Since 1997, Songs: Ohia has been quietly building an impressive catalog of
modern folk, dark Americana and intimate rock and roll. Occasionally lumped into
a scene that wishes they could replicate his consistency, Jason Molina (the sole
member of Songs: Ohia) has been churning out some of his finest music in the
past year. In March, the release of Magnolia Electric Co. saw Songs: Ohia
graduating to a fuller sound that saw more contributors than before. Songs: Ohia
plans on continuing the output and was kind enough to answer some questions via
email about where he is now and where he is headed.
Tiny Mix Tapes: The full-band is obviously a new step for you on
Magnolia Electric Co. Was this the next logical step after touring with a live
band or was this something you were hesitant about at first?
Jason Molina: There has always been a “band” on each album. I would
say that Impala, with its drums, vocals, and guitar was the most minimal
of them all. Even Didn't It Rain had quite a few players on the songs,
especially side two. So it wasn't such a new step.
Tiny Mix Tapes: Can you tell us about Pyramid Electric Co.? Is it a
companion to Magnolia Electric Co. or it's own entity?
Jason Molina: Originally, I was going to have the Pyramid as the
companion record to Magnolia, since the songs were all written around the
same time. Once the Magnolia session was finished, it seemed to me that
it was now two separate records. The Pyramid Electric Co. is very dark.
Atmospheres created by the recording and the time immediately after the
Amalgamated Sons of Rest session with Will Oldham and Ali Roberts.

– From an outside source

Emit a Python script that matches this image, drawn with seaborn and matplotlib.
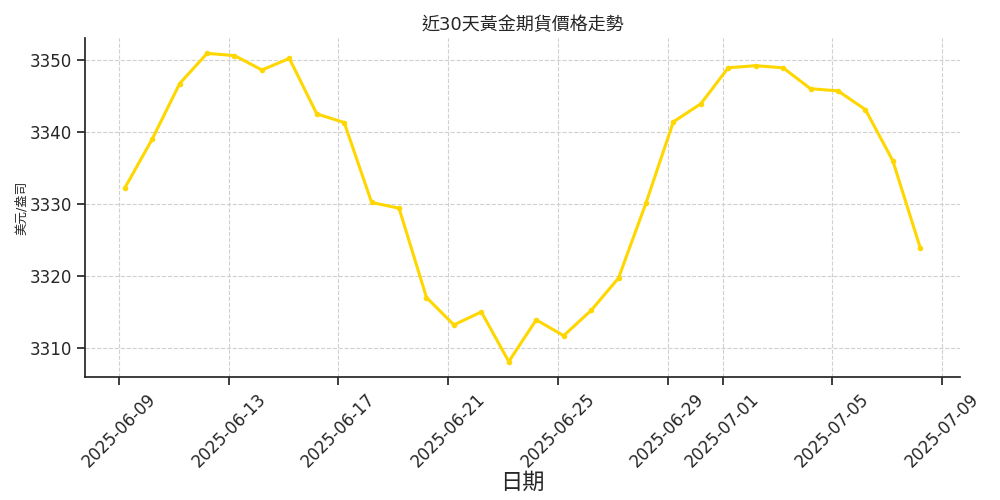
import pandas as pd
import seaborn as sns
import matplotlib.pyplot as plt

dates = pd.date_range("2025-06-09 05:00", periods=30, freq="D")
prices = [3332.2, 3339.0, 3346.7, 3350.9, 3350.6, 3348.6, 3350.2, 3342.5, 3341.3, 3330.2,
          3329.4, 3317.0, 3313.2, 3315.0, 3308.1, 3313.9, 3311.7, 3315.2, 3319.7, 3330.1,
          3341.4, 3343.9, 3348.9, 3349.2, 3348.9, 3346.0, 3345.7, 3343.1, 3336.0, 3323.9]

df = pd.DataFrame({"日期": dates, "價格": prices})

sns.set_theme(style="ticks")
plt.rcParams["font.family"] = ["DejaVu Sans", "Noto Sans CJK TC"]

fig, ax = plt.subplots(figsize=(10, 5), dpi=100)
sns.lineplot(data=df, x="日期", y="價格", color="#FFD700", linewidth=2.2,
             marker="o", markersize=4, markeredgewidth=0, ax=ax)

ax.set_title("近30天黃金期貨價格走勢", fontsize=13)
ax.set_xlabel("日期", fontsize=16, labelpad=1)
ax.set_ylabel("美元/盎司", fontsize=9, labelpad=1)
ax.grid(True, linestyle="--", color="#d0d0d0", linewidth=0.8)
ax.tick_params(labelsize=12)
plt.xticks(rotation=45)
sns.despine()
fig.subplots_adjust(left=0.085, right=0.96, top=0.924, bottom=0.246)
plt.savefig("out.png")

Tiny Mix Tapes: In many people's minds, you are hitting your peak in
terms of songwriting, arrangements and quality with your last two albums. Being
so prolific, can you explain what, if any changes, have you been through that
can explain the latest burst of creativity?

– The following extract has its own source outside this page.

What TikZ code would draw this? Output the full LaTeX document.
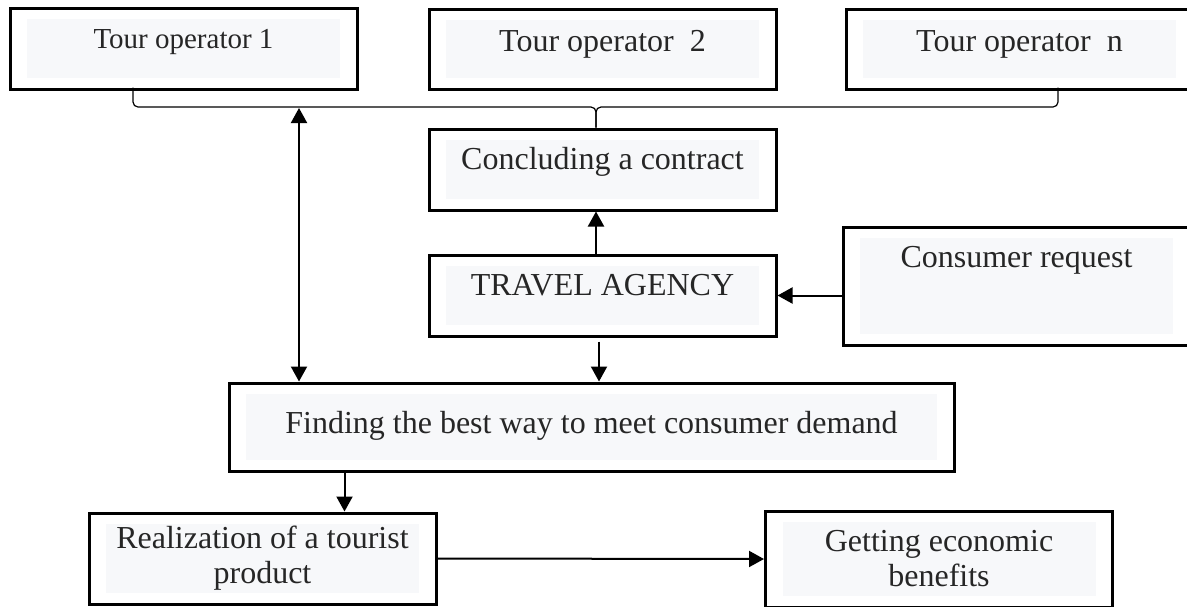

Jason Molina: I just wake up one day at a time, many times I don't sleep.
At four in the morning, I can write some terrifying things, these make it to the
record only once in a great while. Now everything seems like the world is
heading as fast as it can into oblivion. I'm still writing about the same things
as always. Now, it must seem more connected to the people. Some people have
always gotten it.
Tiny Mix Tapes: Where do you see Songs: Ohia headed? What would you
like to try with your music (e.g. collaborations, new musical directions,
Jason Molina: There will be another Magnolia Electric Co. record
done in November, and I have just recorded about 15 songs alone with piano and
guitar, so these should come out sometime next year. In January, the Pyramid
sessions will be released.
Tiny Mix Tapes: I've seen Neil Young's After the Goldrush cited as
major influential on your work. What other albums have influenced your music?
What makes them special to you? What modern artists do you feel are making
quality music these days?
Jason Molina: I do not listen to much new music. I like Trans Am for
their consistency. I think that After The Goldrush was fantastic because
the recording techniques of the day matched the tone of the songs perfectly.
Same with old blues 78s and early jazz recordings.
Tiny Mix Tapes: Has moving to Chicago affected the new musical direction?
Do you find like-minded musicians easier to find over there?
Jason Molina: It's only the Midwest. In the old days there were no state
boundaries. From Ohio to Nebraska, it is remarkably similar far as territory
goes and the music responds to the stars more than to the streets.